INFORMATION SHOWN:
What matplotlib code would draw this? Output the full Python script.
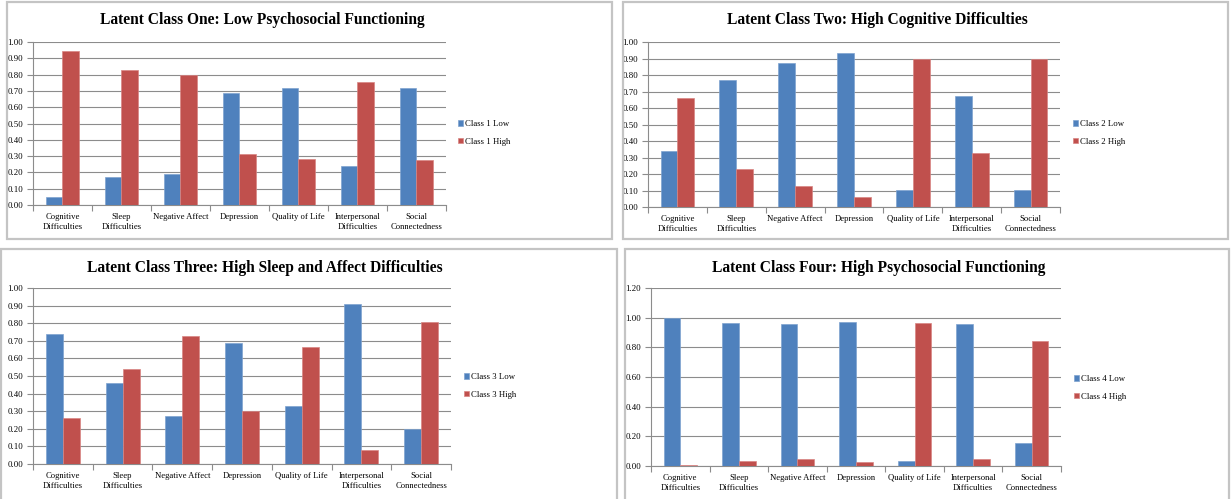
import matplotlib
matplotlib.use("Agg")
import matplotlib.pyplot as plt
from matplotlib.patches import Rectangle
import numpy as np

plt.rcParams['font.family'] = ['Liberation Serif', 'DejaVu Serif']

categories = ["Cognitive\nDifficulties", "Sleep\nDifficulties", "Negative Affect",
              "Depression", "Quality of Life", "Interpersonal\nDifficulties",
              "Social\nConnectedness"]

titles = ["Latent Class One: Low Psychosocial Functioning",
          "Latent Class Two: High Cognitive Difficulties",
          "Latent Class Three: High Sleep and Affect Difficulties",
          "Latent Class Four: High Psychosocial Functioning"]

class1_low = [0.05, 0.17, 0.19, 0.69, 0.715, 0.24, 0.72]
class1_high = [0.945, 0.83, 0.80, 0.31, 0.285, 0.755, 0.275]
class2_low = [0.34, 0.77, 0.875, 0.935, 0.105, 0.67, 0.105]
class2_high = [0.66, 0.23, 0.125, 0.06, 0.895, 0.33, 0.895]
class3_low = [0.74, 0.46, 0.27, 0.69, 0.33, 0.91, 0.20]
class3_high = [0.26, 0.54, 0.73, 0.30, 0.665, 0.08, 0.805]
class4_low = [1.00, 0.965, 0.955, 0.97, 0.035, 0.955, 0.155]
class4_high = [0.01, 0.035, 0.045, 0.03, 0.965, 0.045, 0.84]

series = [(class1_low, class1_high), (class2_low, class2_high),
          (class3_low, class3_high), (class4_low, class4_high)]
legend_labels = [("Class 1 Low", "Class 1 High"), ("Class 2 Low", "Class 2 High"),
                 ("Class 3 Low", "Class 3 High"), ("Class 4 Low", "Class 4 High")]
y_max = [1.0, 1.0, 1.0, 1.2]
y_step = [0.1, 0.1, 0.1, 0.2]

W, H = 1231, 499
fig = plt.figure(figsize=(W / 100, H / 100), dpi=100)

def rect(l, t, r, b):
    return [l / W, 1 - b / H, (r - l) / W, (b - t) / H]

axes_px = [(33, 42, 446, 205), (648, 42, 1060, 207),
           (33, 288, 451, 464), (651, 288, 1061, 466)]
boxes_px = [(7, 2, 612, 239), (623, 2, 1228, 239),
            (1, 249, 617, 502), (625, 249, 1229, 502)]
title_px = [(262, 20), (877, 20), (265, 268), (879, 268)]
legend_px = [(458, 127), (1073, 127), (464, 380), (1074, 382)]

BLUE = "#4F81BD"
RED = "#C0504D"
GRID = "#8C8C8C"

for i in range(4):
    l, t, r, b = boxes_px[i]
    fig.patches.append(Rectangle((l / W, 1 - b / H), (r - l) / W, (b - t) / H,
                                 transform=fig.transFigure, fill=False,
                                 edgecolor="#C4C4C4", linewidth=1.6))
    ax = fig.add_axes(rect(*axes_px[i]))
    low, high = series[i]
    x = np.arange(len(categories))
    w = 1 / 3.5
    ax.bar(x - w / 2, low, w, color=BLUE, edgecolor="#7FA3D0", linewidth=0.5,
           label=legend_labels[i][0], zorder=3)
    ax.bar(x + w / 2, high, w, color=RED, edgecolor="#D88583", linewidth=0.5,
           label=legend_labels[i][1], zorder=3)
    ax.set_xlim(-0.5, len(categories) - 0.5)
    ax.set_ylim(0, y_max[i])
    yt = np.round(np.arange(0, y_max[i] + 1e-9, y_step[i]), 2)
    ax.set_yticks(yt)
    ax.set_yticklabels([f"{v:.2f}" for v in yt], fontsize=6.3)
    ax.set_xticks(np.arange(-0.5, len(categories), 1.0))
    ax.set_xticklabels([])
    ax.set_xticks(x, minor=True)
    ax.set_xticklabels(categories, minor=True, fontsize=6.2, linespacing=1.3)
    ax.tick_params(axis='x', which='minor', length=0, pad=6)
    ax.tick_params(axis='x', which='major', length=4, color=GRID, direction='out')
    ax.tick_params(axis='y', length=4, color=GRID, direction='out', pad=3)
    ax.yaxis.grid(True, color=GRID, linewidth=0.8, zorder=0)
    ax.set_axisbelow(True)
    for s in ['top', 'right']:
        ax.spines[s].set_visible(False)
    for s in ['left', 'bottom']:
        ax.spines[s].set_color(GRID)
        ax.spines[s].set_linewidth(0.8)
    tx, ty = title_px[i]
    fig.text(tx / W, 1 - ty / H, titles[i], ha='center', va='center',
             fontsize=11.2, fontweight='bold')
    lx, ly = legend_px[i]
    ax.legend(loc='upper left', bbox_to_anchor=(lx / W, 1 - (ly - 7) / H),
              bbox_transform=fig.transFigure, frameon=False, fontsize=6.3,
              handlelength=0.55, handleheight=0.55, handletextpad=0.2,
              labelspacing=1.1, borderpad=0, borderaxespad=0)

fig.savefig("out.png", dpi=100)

WHAT YOU WILL DO:
From the first line above to the line containing "Class Four: High", repeat each line exactly. Pictures stay out.

RESPONSE:
What matplotlib code would draw this? Output the full Python script.
import matplotlib
matplotlib.use("Agg")
import matplotlib.pyplot as plt
from matplotlib.patches import Rectangle
import numpy as np

plt.rcParams['font.family'] = ['Liberation Serif', 'DejaVu Serif']

categories = ["Cognitive\nDifficulties", "Sleep\nDifficulties", "Negative Affect",
              "Depression", "Quality of Life", "Interpersonal\nDifficulties",
              "Social\nConnectedness"]

titles = ["Latent Class One: Low Psychosocial Functioning",
          "Latent Class Two: High Cognitive Difficulties",
          "Latent Class Three: High Sleep and Affect Difficulties",
          "Latent Class Four: High Psychosocial Functioning"]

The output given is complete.